Qu’attend le gouvernement pour donner aux conjoints de fait les mêmes droits qu’un couple marié ?

Voilà plus d’une décennie que la Cour suprême a rendu sa décision dans le cas Éric c. Lola. Une décennie pendant laquelle le gouvernement du Québec ne se rend pas à l’évidence : les conjoints de fait méritent d’être reconnus par le droit civil québécois.

Des milliers de femmes (car ce sont le plus souvent des femmes) et d’enfants québécois vivent des situations alarmantes à cause de cette inertie.
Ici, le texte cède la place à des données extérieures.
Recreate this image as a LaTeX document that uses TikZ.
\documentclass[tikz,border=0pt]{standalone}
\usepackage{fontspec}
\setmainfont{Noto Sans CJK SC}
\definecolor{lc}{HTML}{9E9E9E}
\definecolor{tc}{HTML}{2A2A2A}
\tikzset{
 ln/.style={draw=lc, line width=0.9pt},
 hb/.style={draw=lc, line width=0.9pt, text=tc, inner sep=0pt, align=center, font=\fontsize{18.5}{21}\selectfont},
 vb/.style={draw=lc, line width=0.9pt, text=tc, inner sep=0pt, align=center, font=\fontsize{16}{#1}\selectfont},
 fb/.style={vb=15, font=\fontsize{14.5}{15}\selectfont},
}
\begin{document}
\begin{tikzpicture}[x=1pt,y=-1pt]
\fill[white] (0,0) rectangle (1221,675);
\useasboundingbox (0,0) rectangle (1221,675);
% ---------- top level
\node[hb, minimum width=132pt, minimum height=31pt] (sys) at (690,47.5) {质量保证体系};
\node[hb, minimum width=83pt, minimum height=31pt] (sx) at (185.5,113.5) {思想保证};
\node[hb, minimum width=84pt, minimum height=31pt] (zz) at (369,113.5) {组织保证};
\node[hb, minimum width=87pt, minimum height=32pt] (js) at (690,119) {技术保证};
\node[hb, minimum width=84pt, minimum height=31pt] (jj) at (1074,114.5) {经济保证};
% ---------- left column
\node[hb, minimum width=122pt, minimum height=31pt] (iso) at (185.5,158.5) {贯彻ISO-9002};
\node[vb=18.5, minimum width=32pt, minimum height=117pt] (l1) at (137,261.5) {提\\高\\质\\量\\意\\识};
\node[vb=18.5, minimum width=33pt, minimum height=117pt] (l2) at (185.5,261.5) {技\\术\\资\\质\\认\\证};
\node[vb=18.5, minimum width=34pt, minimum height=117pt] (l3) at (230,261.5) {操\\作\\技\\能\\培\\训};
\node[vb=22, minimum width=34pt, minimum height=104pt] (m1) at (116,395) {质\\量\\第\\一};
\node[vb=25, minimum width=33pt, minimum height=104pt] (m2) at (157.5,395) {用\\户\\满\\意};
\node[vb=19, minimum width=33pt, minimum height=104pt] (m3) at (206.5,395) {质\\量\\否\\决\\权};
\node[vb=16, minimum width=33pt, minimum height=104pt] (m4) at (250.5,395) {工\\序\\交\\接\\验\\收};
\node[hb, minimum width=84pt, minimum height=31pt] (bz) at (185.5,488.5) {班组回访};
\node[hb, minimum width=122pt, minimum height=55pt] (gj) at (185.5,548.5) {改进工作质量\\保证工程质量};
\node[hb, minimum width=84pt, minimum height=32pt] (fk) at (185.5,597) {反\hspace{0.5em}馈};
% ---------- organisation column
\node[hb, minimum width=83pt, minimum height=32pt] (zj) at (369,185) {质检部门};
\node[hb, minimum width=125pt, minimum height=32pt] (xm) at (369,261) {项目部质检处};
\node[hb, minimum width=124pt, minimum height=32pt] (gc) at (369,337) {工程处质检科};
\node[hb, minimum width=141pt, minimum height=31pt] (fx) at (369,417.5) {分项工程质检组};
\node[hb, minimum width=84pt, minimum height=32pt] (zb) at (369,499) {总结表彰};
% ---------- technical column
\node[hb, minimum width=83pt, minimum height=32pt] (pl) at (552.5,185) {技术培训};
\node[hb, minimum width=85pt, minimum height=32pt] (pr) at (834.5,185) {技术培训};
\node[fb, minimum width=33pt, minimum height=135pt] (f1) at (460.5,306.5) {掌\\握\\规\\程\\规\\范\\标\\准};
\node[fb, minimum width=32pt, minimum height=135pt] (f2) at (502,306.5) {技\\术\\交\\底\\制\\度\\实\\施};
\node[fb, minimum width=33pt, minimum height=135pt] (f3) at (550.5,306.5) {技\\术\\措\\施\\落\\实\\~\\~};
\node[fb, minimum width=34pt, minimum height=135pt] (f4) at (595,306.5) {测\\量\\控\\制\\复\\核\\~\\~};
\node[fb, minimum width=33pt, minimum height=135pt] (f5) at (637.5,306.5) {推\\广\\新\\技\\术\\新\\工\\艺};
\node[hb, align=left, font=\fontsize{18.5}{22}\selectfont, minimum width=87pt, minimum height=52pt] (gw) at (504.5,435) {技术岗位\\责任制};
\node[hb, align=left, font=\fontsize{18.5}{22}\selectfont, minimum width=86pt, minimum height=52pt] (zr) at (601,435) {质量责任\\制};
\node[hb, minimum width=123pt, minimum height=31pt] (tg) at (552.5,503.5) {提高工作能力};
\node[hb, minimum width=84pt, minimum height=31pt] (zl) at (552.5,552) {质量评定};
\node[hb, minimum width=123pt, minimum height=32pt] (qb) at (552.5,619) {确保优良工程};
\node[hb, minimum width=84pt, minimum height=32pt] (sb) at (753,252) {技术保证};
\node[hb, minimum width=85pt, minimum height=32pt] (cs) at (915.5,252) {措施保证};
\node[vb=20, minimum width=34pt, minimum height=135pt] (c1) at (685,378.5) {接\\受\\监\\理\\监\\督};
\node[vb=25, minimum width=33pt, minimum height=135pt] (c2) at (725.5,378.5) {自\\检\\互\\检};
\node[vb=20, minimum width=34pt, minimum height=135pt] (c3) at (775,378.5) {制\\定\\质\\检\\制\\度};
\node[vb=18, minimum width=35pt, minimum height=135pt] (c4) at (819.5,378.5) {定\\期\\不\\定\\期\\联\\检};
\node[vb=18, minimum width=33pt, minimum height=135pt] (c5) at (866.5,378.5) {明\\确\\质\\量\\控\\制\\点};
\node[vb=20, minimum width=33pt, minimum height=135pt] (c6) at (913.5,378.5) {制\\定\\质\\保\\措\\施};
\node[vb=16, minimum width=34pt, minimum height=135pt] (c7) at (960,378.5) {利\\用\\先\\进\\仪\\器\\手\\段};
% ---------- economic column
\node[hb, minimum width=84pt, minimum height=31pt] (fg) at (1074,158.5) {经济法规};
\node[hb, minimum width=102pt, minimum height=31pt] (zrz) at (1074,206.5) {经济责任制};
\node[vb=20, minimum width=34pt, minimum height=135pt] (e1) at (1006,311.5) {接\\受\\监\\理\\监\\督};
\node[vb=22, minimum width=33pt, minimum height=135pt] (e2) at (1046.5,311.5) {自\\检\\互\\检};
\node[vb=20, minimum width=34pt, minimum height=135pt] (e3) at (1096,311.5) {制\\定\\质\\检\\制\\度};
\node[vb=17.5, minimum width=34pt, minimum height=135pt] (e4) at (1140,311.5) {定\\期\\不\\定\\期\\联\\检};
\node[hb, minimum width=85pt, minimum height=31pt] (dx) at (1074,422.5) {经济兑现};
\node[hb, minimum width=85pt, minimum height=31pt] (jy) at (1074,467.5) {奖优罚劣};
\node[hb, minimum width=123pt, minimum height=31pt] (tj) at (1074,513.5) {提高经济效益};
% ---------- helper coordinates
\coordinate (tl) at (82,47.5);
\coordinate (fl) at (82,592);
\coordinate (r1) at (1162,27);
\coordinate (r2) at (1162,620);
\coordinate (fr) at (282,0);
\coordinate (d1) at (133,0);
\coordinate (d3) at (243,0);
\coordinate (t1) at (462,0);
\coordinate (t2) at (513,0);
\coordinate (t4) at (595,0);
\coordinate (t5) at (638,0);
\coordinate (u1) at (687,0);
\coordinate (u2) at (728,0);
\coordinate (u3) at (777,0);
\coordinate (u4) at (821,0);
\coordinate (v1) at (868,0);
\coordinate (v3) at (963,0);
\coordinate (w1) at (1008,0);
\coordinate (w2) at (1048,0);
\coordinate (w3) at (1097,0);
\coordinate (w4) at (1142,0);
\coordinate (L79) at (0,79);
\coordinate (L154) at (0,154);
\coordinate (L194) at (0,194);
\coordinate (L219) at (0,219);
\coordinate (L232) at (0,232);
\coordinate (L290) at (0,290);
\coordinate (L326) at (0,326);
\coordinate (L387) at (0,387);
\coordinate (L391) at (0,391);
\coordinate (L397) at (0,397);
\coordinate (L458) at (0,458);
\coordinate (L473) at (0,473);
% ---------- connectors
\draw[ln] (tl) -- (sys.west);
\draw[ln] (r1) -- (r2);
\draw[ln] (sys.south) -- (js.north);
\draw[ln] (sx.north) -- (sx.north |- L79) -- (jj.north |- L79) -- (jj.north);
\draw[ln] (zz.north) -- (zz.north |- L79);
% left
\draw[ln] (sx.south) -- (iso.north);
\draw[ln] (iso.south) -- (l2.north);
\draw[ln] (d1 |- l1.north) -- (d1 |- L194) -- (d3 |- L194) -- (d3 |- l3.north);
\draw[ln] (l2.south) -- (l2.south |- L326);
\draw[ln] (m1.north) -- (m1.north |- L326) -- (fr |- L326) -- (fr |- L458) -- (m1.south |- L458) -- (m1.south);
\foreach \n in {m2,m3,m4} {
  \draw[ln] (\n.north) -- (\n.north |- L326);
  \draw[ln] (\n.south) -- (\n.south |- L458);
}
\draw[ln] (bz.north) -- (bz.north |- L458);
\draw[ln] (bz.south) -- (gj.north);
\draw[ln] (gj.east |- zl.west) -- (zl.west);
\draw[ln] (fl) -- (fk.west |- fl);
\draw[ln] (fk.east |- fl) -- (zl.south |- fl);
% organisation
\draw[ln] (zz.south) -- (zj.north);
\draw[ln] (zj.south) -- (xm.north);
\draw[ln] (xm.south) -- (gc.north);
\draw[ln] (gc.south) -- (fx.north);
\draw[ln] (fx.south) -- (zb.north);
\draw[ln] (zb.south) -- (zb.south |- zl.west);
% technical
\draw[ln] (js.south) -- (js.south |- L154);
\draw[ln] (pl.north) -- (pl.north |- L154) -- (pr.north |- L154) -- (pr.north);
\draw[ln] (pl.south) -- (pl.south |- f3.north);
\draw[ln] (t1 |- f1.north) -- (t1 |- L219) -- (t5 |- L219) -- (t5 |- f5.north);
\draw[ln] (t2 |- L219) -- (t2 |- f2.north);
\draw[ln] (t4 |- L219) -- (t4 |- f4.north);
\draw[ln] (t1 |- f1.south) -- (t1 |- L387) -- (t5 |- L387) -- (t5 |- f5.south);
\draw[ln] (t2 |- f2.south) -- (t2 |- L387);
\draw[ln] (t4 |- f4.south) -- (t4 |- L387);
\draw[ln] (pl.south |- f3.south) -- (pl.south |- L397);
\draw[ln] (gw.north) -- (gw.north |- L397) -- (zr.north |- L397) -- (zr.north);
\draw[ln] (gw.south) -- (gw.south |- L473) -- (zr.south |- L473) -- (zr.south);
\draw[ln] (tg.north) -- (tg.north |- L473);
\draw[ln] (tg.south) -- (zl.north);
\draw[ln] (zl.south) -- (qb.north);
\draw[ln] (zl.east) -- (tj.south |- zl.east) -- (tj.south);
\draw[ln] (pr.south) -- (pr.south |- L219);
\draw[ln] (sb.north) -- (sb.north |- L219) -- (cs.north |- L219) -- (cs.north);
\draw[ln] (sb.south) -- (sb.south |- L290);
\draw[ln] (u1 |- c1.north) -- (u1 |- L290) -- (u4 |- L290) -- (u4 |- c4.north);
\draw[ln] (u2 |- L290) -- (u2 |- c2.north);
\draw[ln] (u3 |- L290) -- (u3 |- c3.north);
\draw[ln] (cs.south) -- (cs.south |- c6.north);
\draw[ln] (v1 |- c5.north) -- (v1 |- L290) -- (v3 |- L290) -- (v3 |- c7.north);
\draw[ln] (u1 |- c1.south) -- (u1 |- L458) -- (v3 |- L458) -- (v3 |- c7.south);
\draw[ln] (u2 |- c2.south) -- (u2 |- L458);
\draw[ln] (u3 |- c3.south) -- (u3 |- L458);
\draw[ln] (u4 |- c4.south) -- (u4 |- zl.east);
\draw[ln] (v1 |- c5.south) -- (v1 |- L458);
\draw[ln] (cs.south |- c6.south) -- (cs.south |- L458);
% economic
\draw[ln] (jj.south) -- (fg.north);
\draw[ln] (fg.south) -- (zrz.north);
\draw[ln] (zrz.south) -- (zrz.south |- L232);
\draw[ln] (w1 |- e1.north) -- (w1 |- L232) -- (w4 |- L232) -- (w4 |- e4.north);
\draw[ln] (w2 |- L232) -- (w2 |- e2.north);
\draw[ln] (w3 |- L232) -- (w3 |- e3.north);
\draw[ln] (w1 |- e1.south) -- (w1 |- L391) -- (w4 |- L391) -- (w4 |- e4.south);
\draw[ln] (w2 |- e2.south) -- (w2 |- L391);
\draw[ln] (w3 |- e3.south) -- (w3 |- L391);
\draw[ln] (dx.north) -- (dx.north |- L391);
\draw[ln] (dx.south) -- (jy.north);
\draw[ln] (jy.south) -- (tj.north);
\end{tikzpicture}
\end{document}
Si le gouvernement de François Legault croit réellement en la laïcité et en l’égalité des sexes, qu’il le prouve en modifiant enfin le Code civil pour accorder aux couples en union libre les mêmes droits qu’aux couples mariés.

Le Québec est fier, à juste titre, de ses services de garde abordables et de son congé parental partageable. Mais ces succès ne doivent pas occulter les statistiques qui nous rappellent que les femmes sont plus nombreuses à occuper un emploi à temps partiel que les hommes, qu’elles gagnent moins qu’eux et qu’elles passent plus de temps à faire des tâches ménagères.

Je vois souvent des couples du même âge, exerçant la même profession, se retrouver après 20 ou 30 ans de vie commune avec de grands écarts de richesse et de statut, quasiment toujours en faveur de l’homme.

Aujourd’hui encore, de nombreuses femmes mettent leur carrière en suspens pour s’occuper de leur famille.

Lors d’une séparation, l’avenir de ces femmes dépend, au Québec, d’une seule question : sont-elles mariées ? Si la réponse est oui, la loi les protégera en offrant l’accès à une pension alimentaire, au patrimoine familial et à la société d’acquêts. Si la réponse est non, elles n’auront aucun droit à tout cela, avec des conséquences parfois dramatiques pour l’avenir de leurs enfants.

C’est pour cette raison que j’ai accompagné « Lola » jusqu’à la Cour d’appel du Québec et que je me bats toujours pour mettre fin à cette inégalité devant la loi, qui n’existe dans aucune autre province.

La loi n’est pas immuable : elle doit évoluer avec la société.

La Cour suprême a décidé que le régime québécois, qui ignore les conjoints de fait, était inconstitutionnel. Mais la juge en chef a tranché qu’il était de la responsabilité de l’Assemblée nationale de rectifier la situation, ce que le gouvernement de l’époque s’est engagé à faire. Sa promesse est restée lettre morte.

Le dernier signe d’une tentative de réforme remonte aux travaux du comité consultatif sur le droit de la famille, dont le rapport de 2015 a révélé une vision incomplète des enjeux. Ses propositions, inutilement compliquées, ont été heureusement mises de côté. Peut-être est-il temps de s’appuyer sur l’expertise d’avocats qui assistent tous les jours à de véritables drames familiaux en temps réel pour s’attaquer au problème ?

Mais c’est peut-être montrer trop d’optimisme.

Car à bien écouter les discussions politiques ayant trait aux conjoints de fait depuis des décennies, on s’aperçoit que le Québec reproduit toujours le même comportement : il repousse sans cesse le moment d’agir.

Le gouvernement caquiste devrait s’attaquer à un Code civil dépassé, qui place encore le mariage au-dessus de l’union libre, ce qui reflète les mœurs catholiques. Rappelons qu’au Québec, le mariage a été une institution purement religieuse beaucoup plus longtemps qu’ailleurs au Canada. En éliminant ce déséquilibre, le gouvernement reconnaîtrait la sécularisation de la société québécoise et s’engagerait véritablement pour la laïcité.

Il œuvrerait aussi pour le bien-être des enfants nés hors mariage (une majorité au Québec !). Le barème de pensions alimentaires pour enfants au Québec est toujours le moins généreux au pays, ce qui rend difficile le maintien de leur qualité de vie après une séparation, quel que soit le statut des parents.

Quand ces derniers sont conjoints de fait, les conséquences sont ressenties encore plus durement, notamment en raison de l’absence de pension entre époux. Jamais un enfant ne devrait avoir à abandonner une école ou une activité car ses parents se séparent. Et pourtant, regardons la réalité en face : s’il n’y a pas assez d’argent pour le logement et la nourriture, il n’y aura pas d’argent pour les « extras ».

Dans mon rôle d’avocate, j’ai appris une chose qui va au-delà du droit : le chagrin de la séparation est universel, gai ou hétérosexuel, marié ou en union de fait.

Nous sommes tous égaux dans la peine. Cette vérité a permis de faire avancer la loi pour les couples de même sexe. Elle doit être entendue aussi pour les conjoints de fait.